Goal — Drop the pictures and give back word for word the lines from the line holding "Reproduce this chart" to the line holding "return 1e4 / (c + 273.15)", both included.

· · ·

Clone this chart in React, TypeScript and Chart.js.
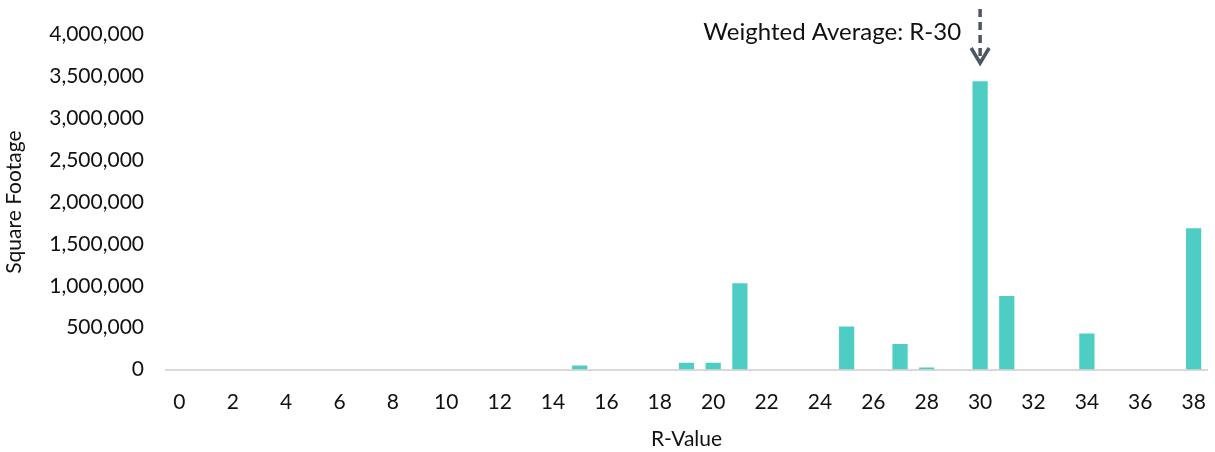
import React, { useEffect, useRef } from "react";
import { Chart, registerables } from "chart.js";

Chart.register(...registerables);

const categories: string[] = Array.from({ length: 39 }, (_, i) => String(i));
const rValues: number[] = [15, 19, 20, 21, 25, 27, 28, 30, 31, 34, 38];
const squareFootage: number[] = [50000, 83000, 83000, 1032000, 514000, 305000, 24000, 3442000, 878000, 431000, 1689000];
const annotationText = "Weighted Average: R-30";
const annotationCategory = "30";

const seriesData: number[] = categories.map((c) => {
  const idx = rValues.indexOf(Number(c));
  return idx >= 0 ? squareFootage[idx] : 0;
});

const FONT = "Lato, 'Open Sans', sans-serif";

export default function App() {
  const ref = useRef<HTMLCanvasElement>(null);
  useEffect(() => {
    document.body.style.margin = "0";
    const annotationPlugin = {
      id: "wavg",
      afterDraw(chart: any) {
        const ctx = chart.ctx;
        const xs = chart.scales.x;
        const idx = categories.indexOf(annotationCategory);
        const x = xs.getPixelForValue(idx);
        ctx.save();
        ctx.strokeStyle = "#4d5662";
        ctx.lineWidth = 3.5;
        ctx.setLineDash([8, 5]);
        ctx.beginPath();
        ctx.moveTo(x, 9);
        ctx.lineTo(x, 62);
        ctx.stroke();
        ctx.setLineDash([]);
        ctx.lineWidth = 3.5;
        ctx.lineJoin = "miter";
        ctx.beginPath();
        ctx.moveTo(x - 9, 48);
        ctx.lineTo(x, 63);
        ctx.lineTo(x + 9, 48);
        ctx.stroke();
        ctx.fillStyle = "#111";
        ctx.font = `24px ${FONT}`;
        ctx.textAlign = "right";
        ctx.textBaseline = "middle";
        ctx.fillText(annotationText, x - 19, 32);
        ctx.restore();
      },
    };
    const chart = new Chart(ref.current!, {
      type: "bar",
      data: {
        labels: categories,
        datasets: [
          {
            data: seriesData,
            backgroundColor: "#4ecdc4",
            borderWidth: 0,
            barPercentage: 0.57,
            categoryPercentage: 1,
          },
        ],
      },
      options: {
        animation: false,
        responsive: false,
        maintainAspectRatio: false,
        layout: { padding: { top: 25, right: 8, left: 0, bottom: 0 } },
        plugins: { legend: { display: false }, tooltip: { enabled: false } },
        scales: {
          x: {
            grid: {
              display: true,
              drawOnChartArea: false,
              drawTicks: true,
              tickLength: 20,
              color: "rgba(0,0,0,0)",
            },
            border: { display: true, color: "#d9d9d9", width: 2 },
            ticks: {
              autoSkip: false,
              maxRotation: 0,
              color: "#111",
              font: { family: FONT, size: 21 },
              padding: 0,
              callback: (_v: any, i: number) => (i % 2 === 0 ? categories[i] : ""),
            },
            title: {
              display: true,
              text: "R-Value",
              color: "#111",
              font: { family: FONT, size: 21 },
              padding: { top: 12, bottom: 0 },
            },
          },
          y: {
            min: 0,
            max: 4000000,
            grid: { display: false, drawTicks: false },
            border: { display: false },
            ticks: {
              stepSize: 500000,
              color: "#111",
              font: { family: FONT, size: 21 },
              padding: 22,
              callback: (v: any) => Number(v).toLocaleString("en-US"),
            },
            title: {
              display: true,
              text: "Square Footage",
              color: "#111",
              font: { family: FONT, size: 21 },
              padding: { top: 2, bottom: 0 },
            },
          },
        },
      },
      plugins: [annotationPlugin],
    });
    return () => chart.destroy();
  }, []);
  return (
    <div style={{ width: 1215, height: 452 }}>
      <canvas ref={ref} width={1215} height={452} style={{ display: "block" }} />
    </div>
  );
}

· · ·

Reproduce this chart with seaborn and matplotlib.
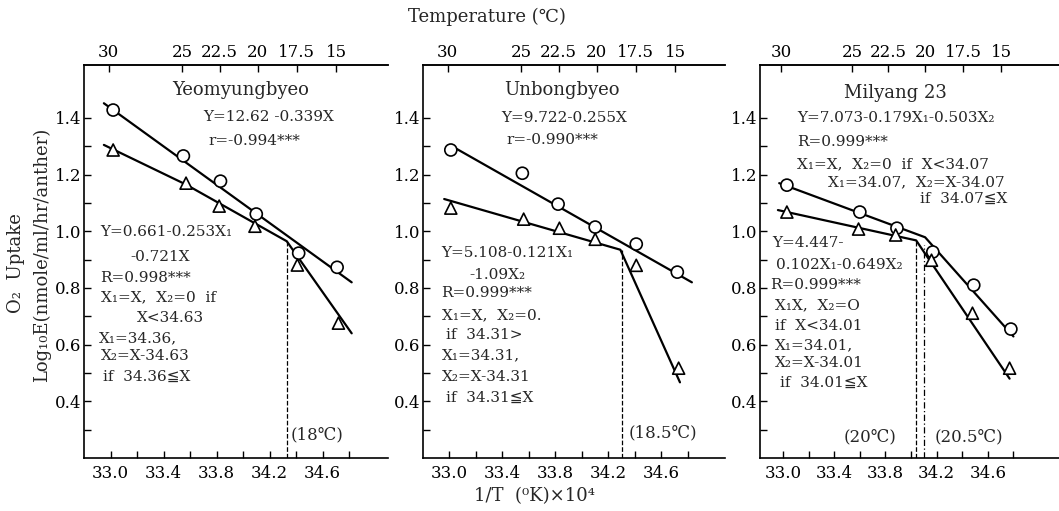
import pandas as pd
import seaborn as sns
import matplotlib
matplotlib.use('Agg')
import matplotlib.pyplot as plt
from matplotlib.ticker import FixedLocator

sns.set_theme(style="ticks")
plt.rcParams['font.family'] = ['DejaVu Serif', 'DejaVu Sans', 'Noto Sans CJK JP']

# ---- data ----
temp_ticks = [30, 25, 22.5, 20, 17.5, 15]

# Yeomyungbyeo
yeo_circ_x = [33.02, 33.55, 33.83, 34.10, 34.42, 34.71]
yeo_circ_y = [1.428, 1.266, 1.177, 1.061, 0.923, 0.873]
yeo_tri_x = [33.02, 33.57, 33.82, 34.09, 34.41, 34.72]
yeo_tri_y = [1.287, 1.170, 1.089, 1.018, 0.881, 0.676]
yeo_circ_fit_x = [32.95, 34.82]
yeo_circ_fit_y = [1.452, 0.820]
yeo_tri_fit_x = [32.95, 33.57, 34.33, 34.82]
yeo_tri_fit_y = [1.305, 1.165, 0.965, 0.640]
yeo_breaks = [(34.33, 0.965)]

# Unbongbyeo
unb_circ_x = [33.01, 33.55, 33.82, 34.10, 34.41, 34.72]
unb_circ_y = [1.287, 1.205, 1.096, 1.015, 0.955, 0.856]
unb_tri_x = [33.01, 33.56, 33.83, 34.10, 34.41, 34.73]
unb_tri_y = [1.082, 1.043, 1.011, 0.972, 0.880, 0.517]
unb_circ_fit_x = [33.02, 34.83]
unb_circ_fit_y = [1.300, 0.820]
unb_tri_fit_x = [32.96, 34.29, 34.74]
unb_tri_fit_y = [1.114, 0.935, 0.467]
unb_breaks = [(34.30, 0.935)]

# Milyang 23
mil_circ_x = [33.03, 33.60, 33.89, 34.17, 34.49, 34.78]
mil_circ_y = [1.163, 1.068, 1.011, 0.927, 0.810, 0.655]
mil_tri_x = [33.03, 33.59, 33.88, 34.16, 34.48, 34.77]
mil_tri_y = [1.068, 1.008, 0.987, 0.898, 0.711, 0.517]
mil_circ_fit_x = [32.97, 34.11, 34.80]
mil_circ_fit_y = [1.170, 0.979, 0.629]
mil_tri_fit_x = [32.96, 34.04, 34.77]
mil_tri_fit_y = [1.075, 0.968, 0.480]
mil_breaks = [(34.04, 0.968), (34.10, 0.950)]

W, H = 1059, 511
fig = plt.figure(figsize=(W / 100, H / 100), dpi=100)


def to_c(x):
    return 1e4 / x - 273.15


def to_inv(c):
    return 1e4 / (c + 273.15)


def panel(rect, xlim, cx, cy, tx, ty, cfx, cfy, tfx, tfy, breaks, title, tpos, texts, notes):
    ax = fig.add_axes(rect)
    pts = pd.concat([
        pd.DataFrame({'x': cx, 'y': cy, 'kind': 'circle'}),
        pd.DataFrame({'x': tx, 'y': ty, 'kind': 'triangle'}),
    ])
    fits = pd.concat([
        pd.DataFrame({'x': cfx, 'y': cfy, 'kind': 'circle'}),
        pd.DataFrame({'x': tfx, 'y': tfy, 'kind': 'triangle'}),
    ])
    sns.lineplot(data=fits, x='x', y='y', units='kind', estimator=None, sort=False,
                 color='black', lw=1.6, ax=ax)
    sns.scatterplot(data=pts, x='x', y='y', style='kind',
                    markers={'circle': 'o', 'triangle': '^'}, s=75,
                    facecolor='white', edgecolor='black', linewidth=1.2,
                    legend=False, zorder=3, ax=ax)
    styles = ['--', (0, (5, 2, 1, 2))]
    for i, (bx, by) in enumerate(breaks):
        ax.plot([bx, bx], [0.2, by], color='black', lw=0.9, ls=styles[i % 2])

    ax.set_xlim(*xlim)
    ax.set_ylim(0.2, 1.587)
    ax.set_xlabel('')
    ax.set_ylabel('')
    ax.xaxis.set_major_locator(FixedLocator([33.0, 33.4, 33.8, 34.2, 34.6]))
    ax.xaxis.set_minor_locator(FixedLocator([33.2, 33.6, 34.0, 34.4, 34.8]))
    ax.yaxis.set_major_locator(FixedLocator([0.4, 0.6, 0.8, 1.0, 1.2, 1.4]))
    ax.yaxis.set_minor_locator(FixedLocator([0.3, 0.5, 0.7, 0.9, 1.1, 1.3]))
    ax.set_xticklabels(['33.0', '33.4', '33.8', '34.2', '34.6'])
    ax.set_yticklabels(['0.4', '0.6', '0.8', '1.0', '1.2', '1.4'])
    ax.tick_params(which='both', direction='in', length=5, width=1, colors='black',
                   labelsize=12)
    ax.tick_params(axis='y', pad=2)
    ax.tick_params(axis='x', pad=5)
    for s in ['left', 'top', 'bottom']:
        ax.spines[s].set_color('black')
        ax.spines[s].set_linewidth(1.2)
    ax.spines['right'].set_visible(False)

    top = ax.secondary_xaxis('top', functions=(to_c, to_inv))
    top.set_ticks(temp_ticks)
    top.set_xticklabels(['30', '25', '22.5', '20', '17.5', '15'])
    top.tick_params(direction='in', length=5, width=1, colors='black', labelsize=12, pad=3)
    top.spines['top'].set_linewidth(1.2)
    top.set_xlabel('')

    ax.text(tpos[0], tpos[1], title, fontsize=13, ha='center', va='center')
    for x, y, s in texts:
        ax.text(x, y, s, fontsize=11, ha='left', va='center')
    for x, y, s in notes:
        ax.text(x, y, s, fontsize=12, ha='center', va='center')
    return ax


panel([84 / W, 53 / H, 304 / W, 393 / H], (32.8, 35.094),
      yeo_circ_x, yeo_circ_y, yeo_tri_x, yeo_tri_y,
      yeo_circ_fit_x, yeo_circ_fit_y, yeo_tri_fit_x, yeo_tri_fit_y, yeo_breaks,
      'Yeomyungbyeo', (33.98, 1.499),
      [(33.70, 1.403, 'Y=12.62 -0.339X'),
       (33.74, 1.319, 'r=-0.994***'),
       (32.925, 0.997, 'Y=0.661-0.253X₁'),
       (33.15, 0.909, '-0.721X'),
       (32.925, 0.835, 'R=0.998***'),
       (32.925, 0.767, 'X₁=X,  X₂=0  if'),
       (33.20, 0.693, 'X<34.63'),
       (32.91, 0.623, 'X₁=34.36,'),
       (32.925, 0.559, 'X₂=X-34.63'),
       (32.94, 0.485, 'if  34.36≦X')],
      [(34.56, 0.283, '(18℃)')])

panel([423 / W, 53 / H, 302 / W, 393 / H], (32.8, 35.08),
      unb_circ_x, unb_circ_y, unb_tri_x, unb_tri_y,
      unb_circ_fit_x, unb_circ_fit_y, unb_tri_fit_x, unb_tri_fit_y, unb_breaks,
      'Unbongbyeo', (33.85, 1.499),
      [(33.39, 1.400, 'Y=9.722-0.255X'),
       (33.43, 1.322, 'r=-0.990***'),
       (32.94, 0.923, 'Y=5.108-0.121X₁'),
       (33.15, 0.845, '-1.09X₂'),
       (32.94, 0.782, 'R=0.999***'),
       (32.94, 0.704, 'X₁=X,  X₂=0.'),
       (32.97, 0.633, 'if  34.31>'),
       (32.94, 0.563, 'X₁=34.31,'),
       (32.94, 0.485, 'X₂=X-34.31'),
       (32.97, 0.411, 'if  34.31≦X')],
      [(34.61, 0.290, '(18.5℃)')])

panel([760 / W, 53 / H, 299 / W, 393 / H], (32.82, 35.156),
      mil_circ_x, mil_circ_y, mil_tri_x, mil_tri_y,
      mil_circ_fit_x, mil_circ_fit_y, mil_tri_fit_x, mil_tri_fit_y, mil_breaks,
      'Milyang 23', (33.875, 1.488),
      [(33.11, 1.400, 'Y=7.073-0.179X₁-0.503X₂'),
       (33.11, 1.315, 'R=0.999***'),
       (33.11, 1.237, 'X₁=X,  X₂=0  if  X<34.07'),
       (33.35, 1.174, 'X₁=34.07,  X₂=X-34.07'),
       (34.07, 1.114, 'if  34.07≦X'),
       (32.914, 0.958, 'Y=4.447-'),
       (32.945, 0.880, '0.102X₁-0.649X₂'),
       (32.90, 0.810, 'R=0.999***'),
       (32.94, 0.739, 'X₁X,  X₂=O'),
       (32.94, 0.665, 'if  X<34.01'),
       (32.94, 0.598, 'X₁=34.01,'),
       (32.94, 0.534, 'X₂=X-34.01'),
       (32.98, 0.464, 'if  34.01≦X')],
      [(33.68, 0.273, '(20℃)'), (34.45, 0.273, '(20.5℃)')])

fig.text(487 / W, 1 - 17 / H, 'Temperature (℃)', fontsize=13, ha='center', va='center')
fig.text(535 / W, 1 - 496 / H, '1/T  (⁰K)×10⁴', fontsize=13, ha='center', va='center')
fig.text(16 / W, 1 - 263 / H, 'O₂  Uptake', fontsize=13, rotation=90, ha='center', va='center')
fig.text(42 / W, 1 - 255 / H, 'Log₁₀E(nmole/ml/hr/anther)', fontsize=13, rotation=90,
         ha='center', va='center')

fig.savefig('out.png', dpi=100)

· · ·

Correct response —
Reproduce this chart with seaborn and matplotlib.
import pandas as pd
import seaborn as sns
import matplotlib
matplotlib.use('Agg')
import matplotlib.pyplot as plt
from matplotlib.ticker import FixedLocator

sns.set_theme(style="ticks")
plt.rcParams['font.family'] = ['DejaVu Serif', 'DejaVu Sans', 'Noto Sans CJK JP']

# ---- data ----
temp_ticks = [30, 25, 22.5, 20, 17.5, 15]

# Yeomyungbyeo
yeo_circ_x = [33.02, 33.55, 33.83, 34.10, 34.42, 34.71]
yeo_circ_y = [1.428, 1.266, 1.177, 1.061, 0.923, 0.873]
yeo_tri_x = [33.02, 33.57, 33.82, 34.09, 34.41, 34.72]
yeo_tri_y = [1.287, 1.170, 1.089, 1.018, 0.881, 0.676]
yeo_circ_fit_x = [32.95, 34.82]
yeo_circ_fit_y = [1.452, 0.820]
yeo_tri_fit_x = [32.95, 33.57, 34.33, 34.82]
yeo_tri_fit_y = [1.305, 1.165, 0.965, 0.640]
yeo_breaks = [(34.33, 0.965)]

# Unbongbyeo
unb_circ_x = [33.01, 33.55, 33.82, 34.10, 34.41, 34.72]
unb_circ_y = [1.287, 1.205, 1.096, 1.015, 0.955, 0.856]
unb_tri_x = [33.01, 33.56, 33.83, 34.10, 34.41, 34.73]
unb_tri_y = [1.082, 1.043, 1.011, 0.972, 0.880, 0.517]
unb_circ_fit_x = [33.02, 34.83]
unb_circ_fit_y = [1.300, 0.820]
unb_tri_fit_x = [32.96, 34.29, 34.74]
unb_tri_fit_y = [1.114, 0.935, 0.467]
unb_breaks = [(34.30, 0.935)]

# Milyang 23
mil_circ_x = [33.03, 33.60, 33.89, 34.17, 34.49, 34.78]
mil_circ_y = [1.163, 1.068, 1.011, 0.927, 0.810, 0.655]
mil_tri_x = [33.03, 33.59, 33.88, 34.16, 34.48, 34.77]
mil_tri_y = [1.068, 1.008, 0.987, 0.898, 0.711, 0.517]
mil_circ_fit_x = [32.97, 34.11, 34.80]
mil_circ_fit_y = [1.170, 0.979, 0.629]
mil_tri_fit_x = [32.96, 34.04, 34.77]
mil_tri_fit_y = [1.075, 0.968, 0.480]
mil_breaks = [(34.04, 0.968), (34.10, 0.950)]

W, H = 1059, 511
fig = plt.figure(figsize=(W / 100, H / 100), dpi=100)


def to_c(x):
    return 1e4 / x - 273.15


def to_inv(c):
    return 1e4 / (c + 273.15)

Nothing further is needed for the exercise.